> **WORK TO DO**
All lines below must be repeated exactly, with the pictures omitted.

> **RECORDED DATA**
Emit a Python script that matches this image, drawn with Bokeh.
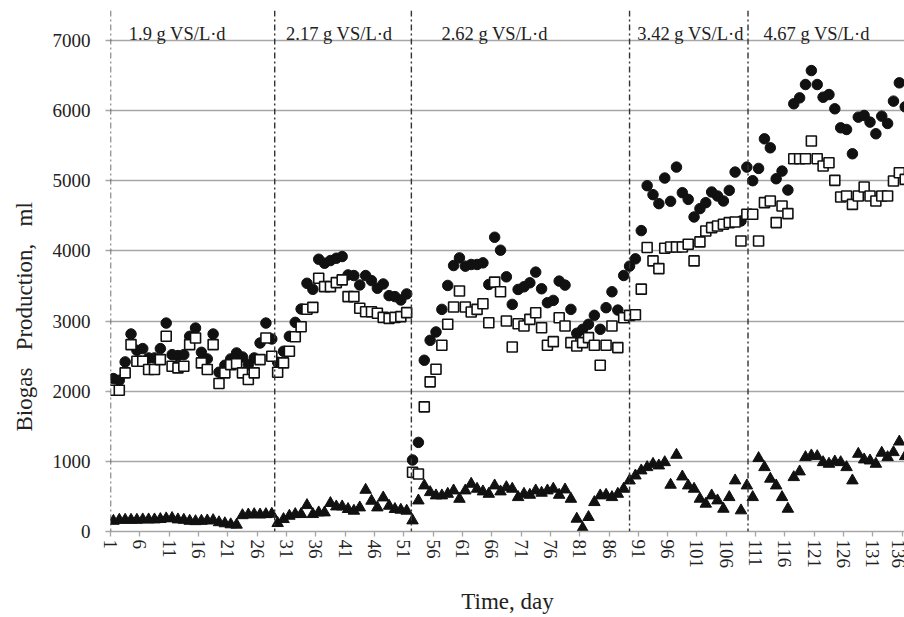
from bokeh.plotting import figure
from bokeh.models import (Range1d, FixedTicker, Span, Title, ColumnDataSource)
from bokeh.core.properties import value
from bokeh.embed import file_html
from bokeh.resources import INLINE

# ---------------- data ----------------
days = list(range(1, 137))

filled_circles = [
    2180, 2156, 2417, 2815, 2583, 2607, 2474, 2474, 2607, 2971,
    2521, 2507, 2521, 2782, 2900, 2554, 2460, 2815, 2270, 2370,
    2460, 2545, 2488, 2379, 2474, 2687, 2971, 2744, 2412, 2569,
    2782, 2981, 3171, 3538, 3452, 3881, 3824, 3862, 3895, 3919,
    3657, 3648, 3514, 3648, 3576, 3467, 3528, 3362, 3348, 3300,
    3386, 1019, 1270, 2441, 2725, 2844, 3166, 3507, 3791, 3900,
    3782, 3806, 3806, 3829, 3521, 4194, 4009, 3630, 3237, 3450,
    3488, 3545, 3697, 3460, 3261, 3294, 3569, 3512, 3166, 2825,
    2882, 2953, 3081, 2882, 3190, 3417, 3156, 3649, 3782, 3886,
    4289, 4929, 4801, 4673, 5038, 4706, 5194, 4829, 4734, 4483,
    4602, 4687, 4839, 4782, 4711, 4862, 5123, 4426, 5194, 5000,
    5175, 5597, 5469, 5028, 5137, 4867, 6096, 6181, 6371, 6570,
    6371, 6190, 6228, 6025, 5754, 5730, 5384, 5906, 5930, 5835,
    5669, 5920, 5816, 6134, 6395, 6053,
]

open_squares = [
    2014, 2014, 2261, 2664, 2427, 2427, 2308, 2308, 2450, 2782,
    2355, 2332, 2355, 2664, 2758, 2403, 2308, 2664, 2109, 2261,
    2379, 2393, 2261, 2166, 2261, 2450, 2758, 2498, 2270, 2403,
    2569, 2776, 2919, 3167, 3195, 3610, 3490, 3490, 3548, 3586,
    3348, 3348, 3181, 3133, 3133, 3110, 3052, 3038, 3052, 3062,
    3119, 844, 820, 1777, 2133, 2313, 2654, 2953, 3199, 3427,
    3199, 3128, 3166, 3246, 2976, 3555, 3417, 3000, 2630, 2962,
    2929, 3024, 3118, 2905, 2654, 2706, 3047, 2929, 2692, 2645,
    2692, 2763, 2654, 2370, 2654, 2929, 2621, 3047, 3081, 3090,
    3454, 4047, 3857, 3747, 4037, 4056, 4056, 4056, 4094, 3857,
    4128, 4284, 4331, 4355, 4379, 4403, 4412, 4141, 4521, 4521,
    4141, 4687, 4711, 4403, 4640, 4531, 5313, 5313, 5313, 5565,
    5313, 5209, 5256, 5005, 4767, 4782, 4663, 4782, 4910, 4782,
    4711, 4782, 4782, 4995, 5114, 5019,
]

triangles = [
    150, 165, 165, 165, 165, 170, 170, 170, 175, 185,
    190, 170, 165, 150, 145, 150, 155, 160, 130, 115,
    100, 95, 230, 240, 245, 240, 245, 250, 118, 175,
    222, 246, 246, 374, 246, 270, 270, 403, 355, 355,
    318, 294, 341, 592, 436, 341, 483, 365, 318, 308,
    294, 156, 440, 654, 559, 512, 512, 535, 583, 464,
    583, 678, 607, 569, 535, 654, 569, 630, 607, 488,
    535, 521, 583, 550, 583, 607, 521, 597, 464, 180,
    47, 204, 417, 512, 521, 488, 535, 607, 725, 796,
    868, 915, 962, 939, 986, 664, 1091, 782, 654, 607,
    465, 394, 512, 441, 322, 488, 726, 299, 654, 488,
    1044, 915, 750, 654, 488, 322, 773, 854, 1058, 1082,
    1072, 986, 963, 996, 986, 915, 726, 1105, 1025, 1010,
    963, 1120, 1058, 1129, 1280, 1072,
]

x_tick_labels = [str(d) for d in range(1, 137, 5)]
y_ticks = [0, 1000, 2000, 3000, 4000, 5000, 6000, 7000]

phase_bounds = [0.5, 28.5, 51.8, 89.0, 109.2]
phase_labels = ["1.9 g VS/L\u00b7d", "2.17 g VS/L\u00b7d", "2.62 g VS/L\u00b7d",
                "3.42 g VS/L\u00b7d", "4.67 g VS/L\u00b7d"]

y_title = "Biogas\u00a0\u00a0\u00a0Production,\u00a0\u00a0\u00a0ml"
x_title = "Time, day"

# ---------------- layout ----------------
SERIF = "Liberation Serif"
GRID = "#a6a6a6"
TXT = "#222222"

p = figure(width=904, height=617, output_backend="svg", toolbar_location=None,
           x_range=Range1d(0.5, 135.88), y_range=Range1d(0, 7426),
           min_border_left=110, min_border_right=0, min_border_top=10,
           min_border_bottom=84)
p.outline_line_color = None
p.background_fill_color = "white"
p.border_fill_color = "white"

# grid
p.xgrid.grid_line_color = None
p.ygrid.ticker = FixedTicker(ticks=y_ticks[1:])
p.ygrid.grid_line_color = GRID
p.ygrid.grid_line_width = 1.3

# x axis
xt_pos = [d - 0.5 for d in range(1, 137, 5)]
p.xaxis.ticker = FixedTicker(ticks=xt_pos, minor_ticks=[])
p.xaxis.major_label_overrides = {pos: lab for pos, lab in zip(xt_pos, x_tick_labels)}
p.xaxis.major_label_orientation = "vertical"
p.xaxis.axis_line_color = GRID
p.xaxis.axis_line_width = 1.3
p.xaxis.major_tick_line_color = GRID
p.xaxis.major_tick_line_width = 1.3
p.xaxis.major_tick_in = 0
p.xaxis.major_tick_out = 5
p.xaxis.minor_tick_line_color = None
p.xaxis.major_label_standoff = 3
p.xaxis.major_label_text_font = SERIF
p.xaxis.major_label_text_font_size = "19px"
p.xaxis.major_label_text_color = TXT
p.xaxis.axis_label = x_title
p.xaxis.axis_label_text_font = SERIF
p.xaxis.axis_label_text_font_style = "normal"
p.xaxis.axis_label_text_font_size = "23px"
p.xaxis.axis_label_text_color = TXT
p.xaxis.axis_label_standoff = 18

# y axis
p.yaxis.ticker = FixedTicker(ticks=y_ticks, minor_ticks=[])
p.yaxis.axis_line_color = None
p.yaxis.major_tick_line_color = GRID
p.yaxis.major_tick_line_width = 1.3
p.yaxis.major_tick_in = 0
p.yaxis.major_tick_out = 5
p.yaxis.minor_tick_line_color = None
p.yaxis.major_label_standoff = 15
p.yaxis.major_label_text_font = SERIF
p.yaxis.major_label_text_font_size = "19px"
p.yaxis.major_label_text_color = TXT

# y-axis title as a side title (lets it sit below the frame centre)
p.add_layout(Title(text=y_title, align="left", offset=100, vertical_align="top",
                   text_font=SERIF, text_font_style="normal", text_font_size="23px",
                   text_color=TXT, standoff=22), "left")

# phase dividers
for b in phase_bounds:
    p.add_layout(Span(location=b, dimension="height", line_color="#333333",
                      line_width=1.4, line_dash="6 3 2 3"))

# series
src = ColumnDataSource(dict(day=days, c=filled_circles, s=open_squares, t=triangles))
p.scatter("day", "c", source=src, marker="circle", size=10.5,
          fill_color="#111111", line_color="#111111")
p.scatter("day", "s", source=src, marker="square", size=10,
          fill_color="white", line_color="#111111", line_width=1.6)
p.scatter("day", "t", source=src, marker="triangle", size=11.5,
          fill_color="#111111", line_color="#111111")

# phase labels
label_x = [11.9, 39.5, 66.0, 99.4, 120.9]
p.text(x=label_x, y=[7090] * 5, text=phase_labels,
       text_font=value(SERIF), text_font_size="18.5px", text_color=TXT,
       text_align="center", text_baseline="alphabetic")

open("out.html", "w").write(file_html(p, INLINE))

> **EXERCISE RESULT**
Emit a Python script that matches this image, drawn with Bokeh.
from bokeh.plotting import figure
from bokeh.models import (Range1d, FixedTicker, Span, Title, ColumnDataSource)
from bokeh.core.properties import value
from bokeh.embed import file_html
from bokeh.resources import INLINE

# ---------------- data ----------------
days = list(range(1, 137))

filled_circles = [
    2180, 2156, 2417, 2815, 2583, 2607, 2474, 2474, 2607, 2971,
    2521, 2507, 2521, 2782, 2900, 2554, 2460, 2815, 2270, 2370,
    2460, 2545, 2488, 2379, 2474, 2687, 2971, 2744, 2412, 2569,
    2782, 2981, 3171, 3538, 3452, 3881, 3824, 3862, 3895, 3919,
    3657, 3648, 3514, 3648, 3576, 3467, 3528, 3362, 3348, 3300,
    3386, 1019, 1270, 2441, 2725, 2844, 3166, 3507, 3791, 3900,
    3782, 3806, 3806, 3829, 3521, 4194, 4009, 3630, 3237, 3450,
    3488, 3545, 3697, 3460, 3261, 3294, 3569, 3512, 3166, 2825,
    2882, 2953, 3081, 2882, 3190, 3417, 3156, 3649, 3782, 3886,
    4289, 4929, 4801, 4673, 5038, 4706, 5194, 4829, 4734, 4483,
    4602, 4687, 4839, 4782, 4711, 4862, 5123, 4426, 5194, 5000,
    5175, 5597, 5469, 5028, 5137, 4867, 6096, 6181, 6371, 6570,
    6371, 6190, 6228, 6025, 5754, 5730, 5384, 5906, 5930, 5835,
    5669, 5920, 5816, 6134, 6395, 6053,
]

open_squares = [
    2014, 2014, 2261, 2664, 2427, 2427, 2308, 2308, 2450, 2782,
    2355, 2332, 2355, 2664, 2758, 2403, 2308, 2664, 2109, 2261,
    2379, 2393, 2261, 2166, 2261, 2450, 2758, 2498, 2270, 2403,
    2569, 2776, 2919, 3167, 3195, 3610, 3490, 3490, 3548, 3586,
    3348, 3348, 3181, 3133, 3133, 3110, 3052, 3038, 3052, 3062,
    3119, 844, 820, 1777, 2133, 2313, 2654, 2953, 3199, 3427,
    3199, 3128, 3166, 3246, 2976, 3555, 3417, 3000, 2630, 2962,
    2929, 3024, 3118, 2905, 2654, 2706, 3047, 2929, 2692, 2645,
    2692, 2763, 2654, 2370, 2654, 2929, 2621, 3047, 3081, 3090,
    3454, 4047, 3857, 3747, 4037, 4056, 4056, 4056, 4094, 3857,
    4128, 4284, 4331, 4355, 4379, 4403, 4412, 4141, 4521, 4521,
    4141, 4687, 4711, 4403, 4640, 4531, 5313, 5313, 5313, 5565,
    5313, 5209, 5256, 5005, 4767, 4782, 4663, 4782, 4910, 4782,
    4711, 4782, 4782, 4995, 5114, 5019,
]

triangles = [
    150, 165, 165, 165, 165, 170, 170, 170, 175, 185,
    190, 170, 165, 150, 145, 150, 155, 160, 130, 115,
    100, 95, 230, 240, 245, 240, 245, 250, 118, 175,
    222, 246, 246, 374, 246, 270, 270, 403, 355, 355,
    318, 294, 341, 592, 436, 341, 483, 365, 318, 308,
    294, 156, 440, 654, 559, 512, 512, 535, 583, 464,
    583, 678, 607, 569, 535, 654, 569, 630, 607, 488,
    535, 521, 583, 550, 583, 607, 521, 597, 464, 180,
    47, 204, 417, 512, 521, 488, 535, 607, 725, 796,
    868, 915, 962, 939, 986, 664, 1091, 782, 654, 607,
    465, 394, 512, 441, 322, 488, 726, 299, 654, 488,
    1044, 915, 750, 654, 488, 322, 773, 854, 1058, 1082,
    1072, 986, 963, 996, 986, 915, 726, 1105, 1025, 1010,
    963, 1120, 1058, 1129, 1280, 1072,
]

x_tick_labels = [str(d) for d in range(1, 137, 5)]
y_ticks = [0, 1000, 2000, 3000, 4000, 5000, 6000, 7000]

phase_bounds = [0.5, 28.5, 51.8, 89.0, 109.2]
phase_labels = ["1.9 g VS/L\u00b7d", "2.17 g VS/L\u00b7d", "2.62 g VS/L\u00b7d",
                "3.42 g VS/L\u00b7d", "4.67 g VS/L\u00b7d"]

y_title = "Biogas\u00a0\u00a0\u00a0Production,\u00a0\u00a0\u00a0ml"
x_title = "Time, day"

# ---------------- layout ----------------
SERIF = "Liberation Serif"
GRID = "#a6a6a6"
TXT = "#222222"

p = figure(width=904, height=617, output_backend="svg", toolbar_location=None,
           x_range=Range1d(0.5, 135.88), y_range=Range1d(0, 7426),
           min_border_left=110, min_border_right=0, min_border_top=10,
           min_border_bottom=84)
p.outline_line_color = None
p.background_fill_color = "white"
p.border_fill_color = "white"

# grid
p.xgrid.grid_line_color = None
p.ygrid.ticker = FixedTicker(ticks=y_ticks[1:])
p.ygrid.grid_line_color = GRID
p.ygrid.grid_line_width = 1.3

# x axis
xt_pos = [d - 0.5 for d in range(1, 137, 5)]
p.xaxis.ticker = FixedTicker(ticks=xt_pos, minor_ticks=[])
p.xaxis.major_label_overrides = {pos: lab for pos, lab in zip(xt_pos, x_tick_labels)}
p.xaxis.major_label_orientation = "vertical"
p.xaxis.axis_line_color = GRID
p.xaxis.axis_line_width = 1.3
p.xaxis.major_tick_line_color = GRID
p.xaxis.major_tick_line_width = 1.3
p.xaxis.major_tick_in = 0
p.xaxis.major_tick_out = 5
p.xaxis.minor_tick_line_color = None
p.xaxis.major_label_standoff = 3
p.xaxis.major_label_text_font = SERIF
p.xaxis.major_label_text_font_size = "19px"
p.xaxis.major_label_text_color = TXT
p.xaxis.axis_label = x_title
p.xaxis.axis_label_text_font = SERIF
p.xaxis.axis_label_text_font_style = "normal"
p.xaxis.axis_label_text_font_size = "23px"
p.xaxis.axis_label_text_color = TXT
p.xaxis.axis_label_standoff = 18

# y axis
p.yaxis.ticker = FixedTicker(ticks=y_ticks, minor_ticks=[])
p.yaxis.axis_line_color = None
p.yaxis.major_tick_line_color = GRID
p.yaxis.major_tick_line_width = 1.3
p.yaxis.major_tick_in = 0
p.yaxis.major_tick_out = 5
p.yaxis.minor_tick_line_color = None
p.yaxis.major_label_standoff = 15
p.yaxis.major_label_text_font = SERIF
p.yaxis.major_label_text_font_size = "19px"
p.yaxis.major_label_text_color = TXT

# y-axis title as a side title (lets it sit below the frame centre)
p.add_layout(Title(text=y_title, align="left", offset=100, vertical_align="top",
                   text_font=SERIF, text_font_style="normal", text_font_size="23px",
                   text_color=TXT, standoff=22), "left")

# phase dividers
for b in phase_bounds:
    p.add_layout(Span(location=b, dimension="height", line_color="#333333",
                      line_width=1.4, line_dash="6 3 2 3"))

# series
src = ColumnDataSource(dict(day=days, c=filled_circles, s=open_squares, t=triangles))
p.scatter("day", "c", source=src, marker="circle", size=10.5,
          fill_color="#111111", line_color="#111111")
p.scatter("day", "s", source=src, marker="square", size=10,
          fill_color="white", line_color="#111111", line_width=1.6)
p.scatter("day", "t", source=src, marker="triangle", size=11.5,
          fill_color="#111111", line_color="#111111")

# phase labels
label_x = [11.9, 39.5, 66.0, 99.4, 120.9]
p.text(x=label_x, y=[7090] * 5, text=phase_labels,
       text_font=value(SERIF), text_font_size="18.5px", text_color=TXT,
       text_align="center", text_baseline="alphabetic")

open("out.html", "w").write(file_html(p, INLINE))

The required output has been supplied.